● **Exercise details**: Retype exactly what runs from the first line of the data to the line with "minimum height=45pt] (fd)", keeping both of those lines and skipping pictures.

[Rows from a dataset of charts and code]
--------

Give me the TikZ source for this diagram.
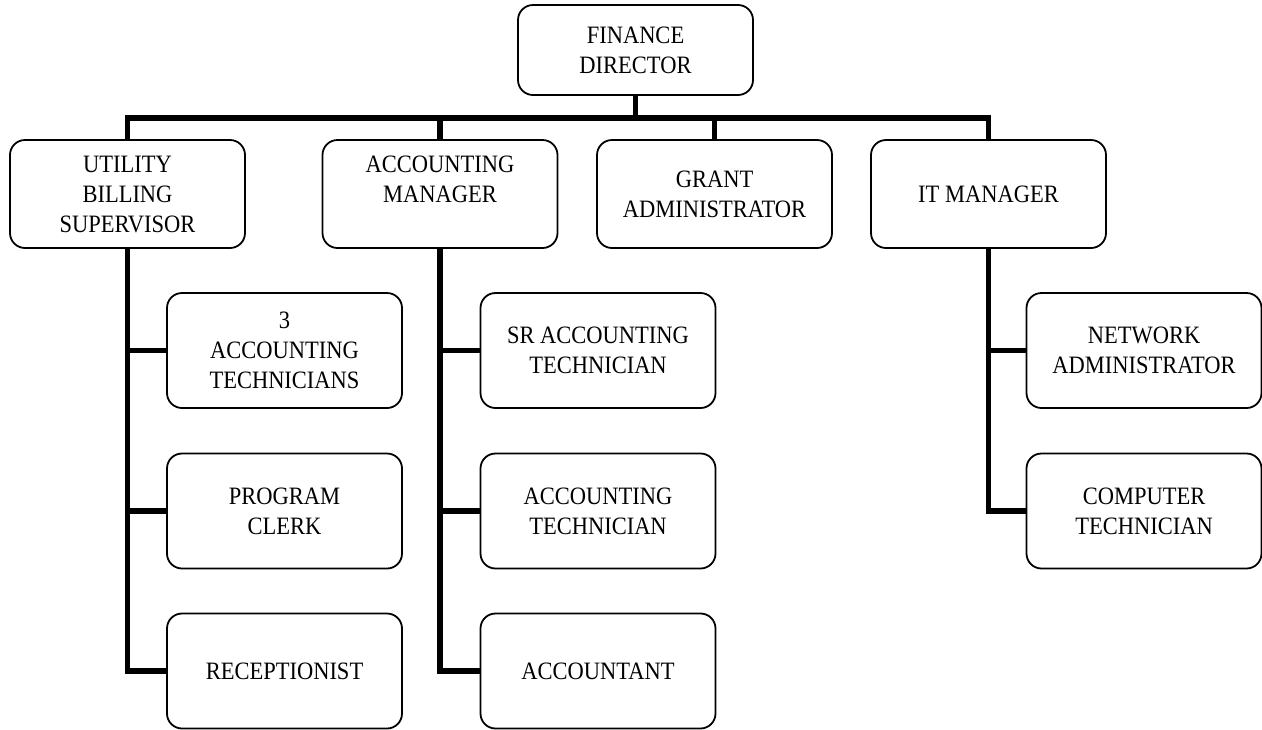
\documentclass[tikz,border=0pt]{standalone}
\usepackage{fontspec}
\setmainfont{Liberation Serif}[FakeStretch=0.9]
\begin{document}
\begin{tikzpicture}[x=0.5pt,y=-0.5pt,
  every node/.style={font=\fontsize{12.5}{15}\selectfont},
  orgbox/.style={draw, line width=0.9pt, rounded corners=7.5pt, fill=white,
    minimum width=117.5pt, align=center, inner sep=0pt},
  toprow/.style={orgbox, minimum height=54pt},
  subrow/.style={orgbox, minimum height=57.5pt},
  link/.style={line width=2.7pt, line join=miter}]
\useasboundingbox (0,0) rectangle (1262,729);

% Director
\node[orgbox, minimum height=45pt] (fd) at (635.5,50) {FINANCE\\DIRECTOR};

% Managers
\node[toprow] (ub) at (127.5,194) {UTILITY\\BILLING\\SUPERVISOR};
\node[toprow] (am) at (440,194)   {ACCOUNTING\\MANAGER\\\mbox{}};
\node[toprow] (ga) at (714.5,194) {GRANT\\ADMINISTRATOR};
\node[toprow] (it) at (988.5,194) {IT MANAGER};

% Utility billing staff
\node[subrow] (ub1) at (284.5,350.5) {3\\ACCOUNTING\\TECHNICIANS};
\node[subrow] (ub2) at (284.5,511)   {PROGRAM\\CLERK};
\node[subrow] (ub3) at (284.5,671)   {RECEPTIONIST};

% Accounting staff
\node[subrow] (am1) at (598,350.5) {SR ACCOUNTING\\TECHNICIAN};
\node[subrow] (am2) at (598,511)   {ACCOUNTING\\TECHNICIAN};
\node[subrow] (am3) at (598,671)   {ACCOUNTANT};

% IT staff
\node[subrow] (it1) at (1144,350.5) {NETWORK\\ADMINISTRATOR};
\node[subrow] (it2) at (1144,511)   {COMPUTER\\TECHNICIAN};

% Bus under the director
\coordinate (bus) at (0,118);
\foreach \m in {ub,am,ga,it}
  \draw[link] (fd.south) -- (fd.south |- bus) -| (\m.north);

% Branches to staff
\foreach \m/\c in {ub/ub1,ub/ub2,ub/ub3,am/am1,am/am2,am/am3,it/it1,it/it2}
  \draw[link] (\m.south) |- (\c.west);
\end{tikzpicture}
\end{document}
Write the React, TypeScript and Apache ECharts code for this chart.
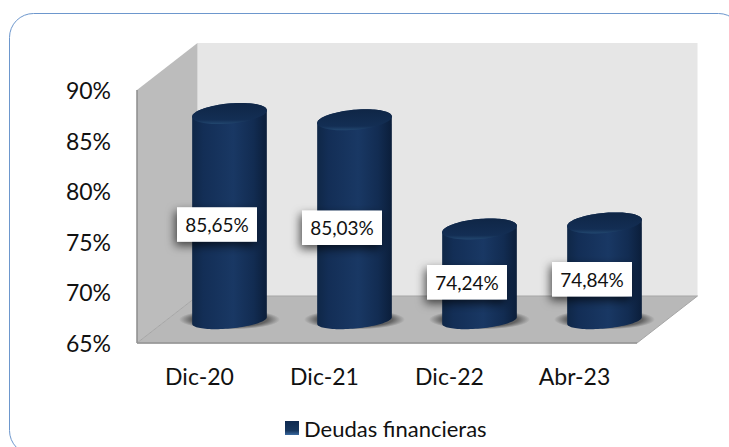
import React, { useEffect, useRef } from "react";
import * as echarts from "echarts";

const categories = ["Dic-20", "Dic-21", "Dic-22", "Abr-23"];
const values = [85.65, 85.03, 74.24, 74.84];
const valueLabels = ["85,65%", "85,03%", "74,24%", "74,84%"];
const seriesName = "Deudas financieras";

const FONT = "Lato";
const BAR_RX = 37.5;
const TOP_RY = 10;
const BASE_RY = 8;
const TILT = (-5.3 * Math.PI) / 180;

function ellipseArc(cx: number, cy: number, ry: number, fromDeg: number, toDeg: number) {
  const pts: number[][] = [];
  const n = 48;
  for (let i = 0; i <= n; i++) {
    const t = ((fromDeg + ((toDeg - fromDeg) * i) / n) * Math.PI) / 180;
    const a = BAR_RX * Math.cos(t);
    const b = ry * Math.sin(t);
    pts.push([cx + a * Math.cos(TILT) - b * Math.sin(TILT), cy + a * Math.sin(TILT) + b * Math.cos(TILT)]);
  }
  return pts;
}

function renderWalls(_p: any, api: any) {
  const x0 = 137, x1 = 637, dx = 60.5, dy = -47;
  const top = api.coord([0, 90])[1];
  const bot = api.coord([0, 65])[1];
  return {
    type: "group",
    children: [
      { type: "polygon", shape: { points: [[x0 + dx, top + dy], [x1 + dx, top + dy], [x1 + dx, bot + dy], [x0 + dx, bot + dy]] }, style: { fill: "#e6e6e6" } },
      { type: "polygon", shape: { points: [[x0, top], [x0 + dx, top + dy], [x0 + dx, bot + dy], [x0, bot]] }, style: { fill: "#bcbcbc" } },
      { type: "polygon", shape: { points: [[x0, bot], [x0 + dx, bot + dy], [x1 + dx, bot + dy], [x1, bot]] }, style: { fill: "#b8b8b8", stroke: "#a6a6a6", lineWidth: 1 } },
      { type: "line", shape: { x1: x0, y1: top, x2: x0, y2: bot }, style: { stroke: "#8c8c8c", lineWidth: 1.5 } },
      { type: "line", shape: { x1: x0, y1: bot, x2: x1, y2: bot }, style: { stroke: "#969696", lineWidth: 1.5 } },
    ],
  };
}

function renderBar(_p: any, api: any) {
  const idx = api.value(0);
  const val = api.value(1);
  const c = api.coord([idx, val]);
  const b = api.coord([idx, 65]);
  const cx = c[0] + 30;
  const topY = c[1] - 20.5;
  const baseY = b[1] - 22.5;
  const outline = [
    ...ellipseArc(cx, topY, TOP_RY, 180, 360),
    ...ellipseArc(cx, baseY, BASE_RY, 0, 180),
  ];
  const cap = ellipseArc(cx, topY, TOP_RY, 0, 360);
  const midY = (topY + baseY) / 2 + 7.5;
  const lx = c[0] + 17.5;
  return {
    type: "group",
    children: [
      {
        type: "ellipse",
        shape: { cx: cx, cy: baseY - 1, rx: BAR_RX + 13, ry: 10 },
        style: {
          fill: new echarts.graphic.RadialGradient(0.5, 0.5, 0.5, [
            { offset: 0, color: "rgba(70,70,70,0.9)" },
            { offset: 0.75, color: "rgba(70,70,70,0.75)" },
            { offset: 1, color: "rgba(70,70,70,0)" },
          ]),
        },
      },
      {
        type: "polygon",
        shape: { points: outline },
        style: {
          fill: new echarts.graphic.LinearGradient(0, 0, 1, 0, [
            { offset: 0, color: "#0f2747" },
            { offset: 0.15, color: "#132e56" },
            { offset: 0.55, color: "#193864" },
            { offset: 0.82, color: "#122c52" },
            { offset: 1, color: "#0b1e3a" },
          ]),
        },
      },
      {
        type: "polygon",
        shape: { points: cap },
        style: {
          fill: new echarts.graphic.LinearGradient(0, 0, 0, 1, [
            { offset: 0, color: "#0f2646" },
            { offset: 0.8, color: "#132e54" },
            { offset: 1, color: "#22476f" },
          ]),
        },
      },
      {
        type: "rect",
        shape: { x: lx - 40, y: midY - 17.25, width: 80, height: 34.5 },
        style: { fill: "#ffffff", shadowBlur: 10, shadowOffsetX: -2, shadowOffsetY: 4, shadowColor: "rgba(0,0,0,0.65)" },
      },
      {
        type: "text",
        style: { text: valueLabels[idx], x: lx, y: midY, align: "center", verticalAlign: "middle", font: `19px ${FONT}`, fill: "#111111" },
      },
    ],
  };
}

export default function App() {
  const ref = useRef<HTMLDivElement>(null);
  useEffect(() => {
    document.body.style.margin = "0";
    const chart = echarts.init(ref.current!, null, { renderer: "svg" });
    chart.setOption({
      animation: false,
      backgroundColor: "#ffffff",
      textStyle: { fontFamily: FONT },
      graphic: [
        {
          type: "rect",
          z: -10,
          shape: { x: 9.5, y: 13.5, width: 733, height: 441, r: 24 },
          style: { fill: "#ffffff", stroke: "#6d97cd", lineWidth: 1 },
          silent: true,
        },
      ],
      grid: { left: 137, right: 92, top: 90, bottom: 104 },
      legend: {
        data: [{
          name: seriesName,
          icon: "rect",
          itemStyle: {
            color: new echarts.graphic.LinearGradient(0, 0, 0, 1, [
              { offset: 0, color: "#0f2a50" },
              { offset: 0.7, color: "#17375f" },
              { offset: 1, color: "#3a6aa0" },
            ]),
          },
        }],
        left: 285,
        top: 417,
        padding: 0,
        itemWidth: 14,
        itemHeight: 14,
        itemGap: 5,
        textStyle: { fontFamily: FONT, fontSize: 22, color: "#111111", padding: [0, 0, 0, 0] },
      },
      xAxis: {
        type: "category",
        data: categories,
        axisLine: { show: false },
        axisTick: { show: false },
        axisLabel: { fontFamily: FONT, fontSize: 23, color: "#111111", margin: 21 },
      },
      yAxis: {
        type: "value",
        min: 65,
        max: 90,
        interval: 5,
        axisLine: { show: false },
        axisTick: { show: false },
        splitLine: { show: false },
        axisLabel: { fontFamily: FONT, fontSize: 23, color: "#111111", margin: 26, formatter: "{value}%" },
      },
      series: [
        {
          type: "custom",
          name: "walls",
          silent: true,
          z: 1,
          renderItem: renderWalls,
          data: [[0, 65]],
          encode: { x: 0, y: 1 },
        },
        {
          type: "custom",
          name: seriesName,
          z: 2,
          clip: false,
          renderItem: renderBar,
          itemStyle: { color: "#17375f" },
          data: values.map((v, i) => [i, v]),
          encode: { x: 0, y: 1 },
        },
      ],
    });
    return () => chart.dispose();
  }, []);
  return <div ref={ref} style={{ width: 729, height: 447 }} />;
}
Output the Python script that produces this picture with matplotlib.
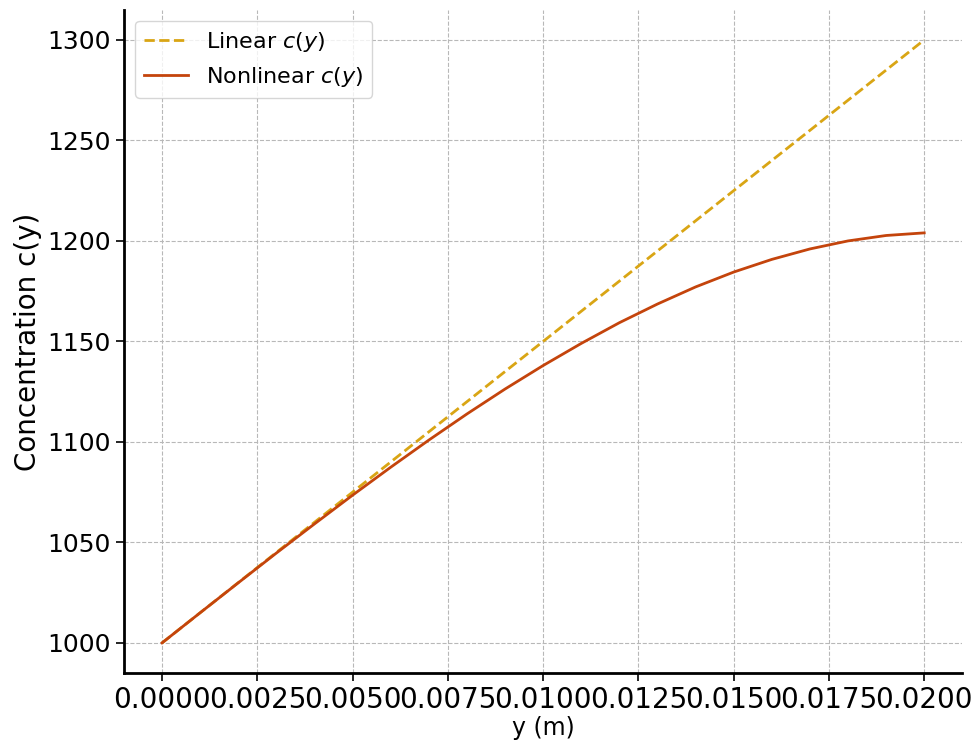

--------

● **Task answer**:
Give me the TikZ source for this diagram.
\documentclass[tikz,border=0pt]{standalone}
\usepackage{fontspec}
\setmainfont{Liberation Serif}[FakeStretch=0.9]
\begin{document}
\begin{tikzpicture}[x=0.5pt,y=-0.5pt,
  every node/.style={font=\fontsize{12.5}{15}\selectfont},
  orgbox/.style={draw, line width=0.9pt, rounded corners=7.5pt, fill=white,
    minimum width=117.5pt, align=center, inner sep=0pt},
  toprow/.style={orgbox, minimum height=54pt},
  subrow/.style={orgbox, minimum height=57.5pt},
  link/.style={line width=2.7pt, line join=miter}]
\useasboundingbox (0,0) rectangle (1262,729);

% Director
\node[orgbox, minimum height=45pt] (fd) at (635.5,50) {FINANCE\\DIRECTOR};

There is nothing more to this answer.